A group of moderate House Democrats on Tuesday urged Speaker Nancy Pelosi (D-Calif.) to bring the bipartisan infrastructure bill, just passed in the Senate, up for a standalone vote and to provide more details on how the upcoming budget reconciliation package will affect inflation and the national debt, which is over $28 trillion.
“After years of waiting, the country cannot afford unnecessary delays to finally deliver on a physical infrastructure package,” the letter says.
As the bipartisan infrastructure bill moves to the House for a vote and the Senate begins consideration of the Democrats’ $3.5 trillion budget reconciliation bill, the group of moderates say they have concerns about specifics parts of the reconciliation package and questions they would like answered, writing, “These specifics are crucial, particularly given the combined threat of rising inflation, national debt, and the trillions recently, and appropriately, allocated to the COVID-19 emergency.”
The moderates’ concerns are only one challenge of many that House Democrats face in the coming weeks to try to pass any more spending bills, with GOP members vehemently opposing additional spending and progressives insisting that the bipartisan bill be dependent on the $3.5 trillion bill.
Pelosi appears to be in step with progressives in her party and said she will hold a vote on the bipartisan infrastructure bill only after the Senate passes the reconciliation bill, and she reiterated this in a Tuesday statement.
“The House will continue to work with the Senate to ensure that our priorities For The People are included in the final infrastructure and reconciliation packages, in a way that is resilient and will Build Back Better.”
At her Aug. 6 press briefing, Pelosi was asked why she wants to hold the bipartisan bill up until the reconciliation package is passed in the Senate and have the House vote on both pieces of legislation together.
“No, I said very clearly: this is Build Back Better.

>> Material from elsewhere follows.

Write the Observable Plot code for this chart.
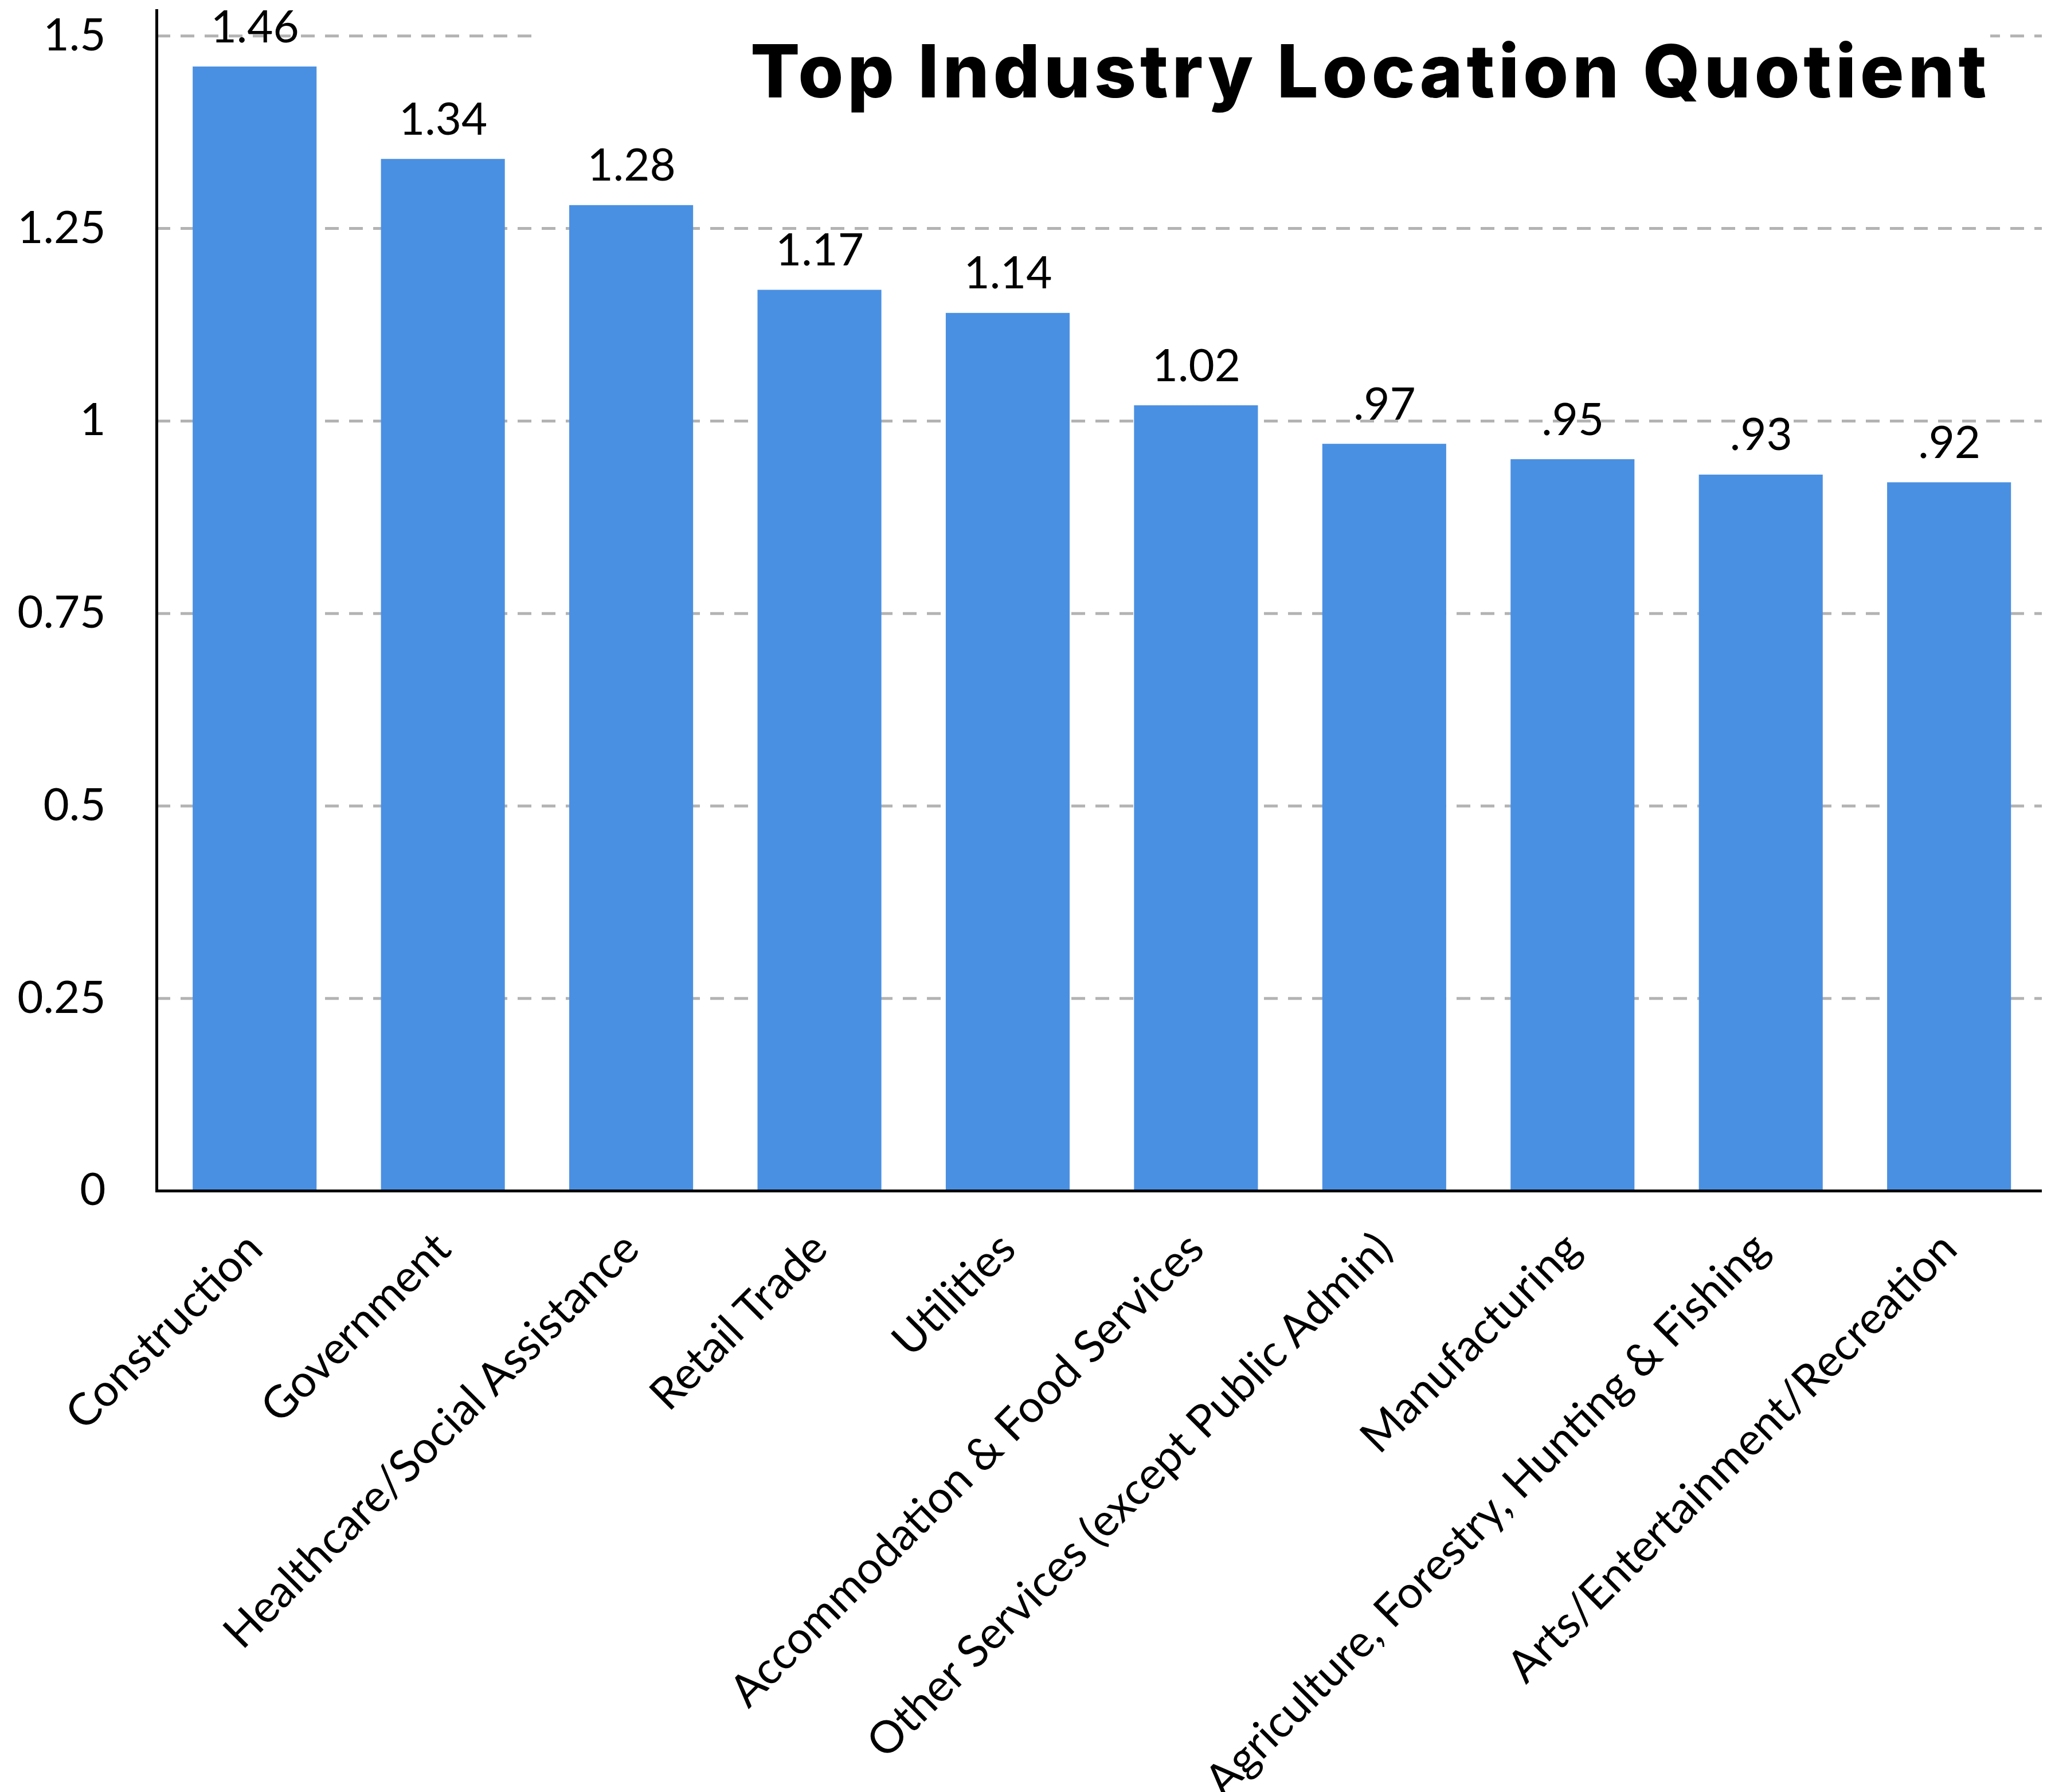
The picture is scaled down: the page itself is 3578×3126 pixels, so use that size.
<!DOCTYPE html>
<html><head><meta charset="utf-8">
<script src="https://cdn.jsdelivr.net/npm/d3@7"></script>
<script src="https://cdn.jsdelivr.net/npm/@observablehq/plot@0.6"></script>
<style>
body{margin:0;background:#fff;}
#wrap{position:relative;width:3578px;height:3126px;}
#title{position:absolute;left:931px;top:40px;width:2541px;padding-top:20px;text-align:right;font-family:Inter;font-weight:800;font-size:128px;line-height:1;background:#fff;color:#000;white-space:nowrap;}
</style></head><body>
<div id="wrap"><div id="chart"></div><div id="title">Top Industry Location Quotient</div></div>
<script>
const categories = ["Construction","Government","Healthcare/Social Assistance","Retail Trade","Utilities","Accommodation & Food Services","Other Services (except Public Admin)","Manufacturing","Agriculture, Forestry, Hunting & Fishing","Arts/Entertainment/Recreation"];
const values = [1.46,1.34,1.28,1.17,1.14,1.02,0.97,0.95,0.93,0.92];
const yTicks = [0,0.25,0.5,0.75,1,1.25,1.5];
const data = categories.map((c,i)=>({category:c, value:values[i]}));
const fmt = v => d3.format(".2f")(v).replace(/^0\./, ".");
const chart = Plot.plot({
  width:3578, height:3126, marginLeft:273, marginRight:16, marginTop:18, marginBottom:1049,
  style:{fontFamily:"Lato", fontSize:"78px", color:"#000", background:"#fff"},
  x:{domain:categories, paddingInner:0.342, paddingOuter:0.178, align:0.54, round:false, label:null},
  y:{domain:[0,1.533], label:null},
  marks:[
    Plot.gridY(yTicks.slice(1), {stroke:"#b3b3b3", strokeOpacity:1, strokeWidth:5, strokeDasharray:"24,18"}),
    Plot.barY(data, {x:"category", y:"value", fill:"#4a90e2"}),
    Plot.text(data, {x:"category", y:"value", text:d=>fmt(d.value), dy:-43, lineAnchor:"bottom", fontSize:78, fill:"#000"}),
    Plot.axisY(yTicks, {tickSize:0, tickPadding:89, fontSize:78, tickFormat:d3.format("")}),
    Plot.axisX({tickSize:0, tickRotate:-45, tickPadding:88, fontSize:78}),
    Plot.ruleY([0], {stroke:"#000", strokeWidth:5}),
    Plot.frame({anchor:"left", stroke:"#000", strokeWidth:5})
  ]
});
document.getElementById("chart").appendChild(chart);
// fit title width to reference
const t = document.getElementById("title");
const ctx = document.createElement("canvas").getContext("2d");
ctx.font = "800 128px Inter";
const w = ctx.measureText(t.textContent).width;
t.style.letterSpacing = ((2163 - w) / t.textContent.length) + "px";
</script>
</body></html>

The president has said he has a vision, and we share that vision. And it’s about Building Back Better. So, whatever you can achieve in a bipartisan way, bravo. We salute it. We applaud it. We hope that it will pass soon. But, at the same time, we’re not going forward with leaving people behind,” said Pelosi. Citing provisions from the $3.5 trillion budget reconciliation bill, she said, “Whether it’s early universal pre-K, which I love, which is family and medical leave. … All of these things are urgent, and we’re going to get them done together.”
Progressives, including Rep. Alexandria Ocasio-Cortez (D-N.Y.) in the House and senators like Bernie Sanders (I-Vt.) have made similar statements.
However, in order to pass, the reconciliation bill will need all Democrats in the Senate and most Democrats in the House to support it because it has no support from the Republican side. With moderates questioning the reconciliation bill, this could put not just the $3.5 trillion spending at risk of passing, but the bipartisan infrastructure bill as well.
Rep. Josh Gottheimer’s Problem Solvers Caucus is likely to deliver several Republican votes for the infrastructure bill, while Ocasio-Cortez’s progressive group will be able to rally a handful of the “Squad” members to oppose the standalone infrastructure bill.
“As soon as the Senate completes its work, we must bring this bipartisan infrastructure bill to the House floor for a standalone vote. This once-in-a-century investment deserves its own consideration, without regard to other legislation,” the moderates’ letter says of the bipartisan infrastructure bill. “We stand ready to enact bipartisan infrastructure legislation, and we hope to have your support in delivering this standalone bipartisan victory for the American people.”
The Democrats who signed the letter include Reps. Josh Gottheimer (D-N.J.), Jared Golden (D-Maine.), Kurt Schrader (D-Ore.), Vicente González (D-Texas), Ed Case (D-Hawaii), Filemon Vela (D-Texas), Susie Lee (D-Nev.) and Henry Cuellar (D-Texas).
Meanwhile, after passing the bipartisan infrastructure bill on Monday, the Senate is now debating the $3.5 trillion reconciliation package the rest of this week, and House members are on 24-hour notice to return should Pelosi chose to vote on one or more bills.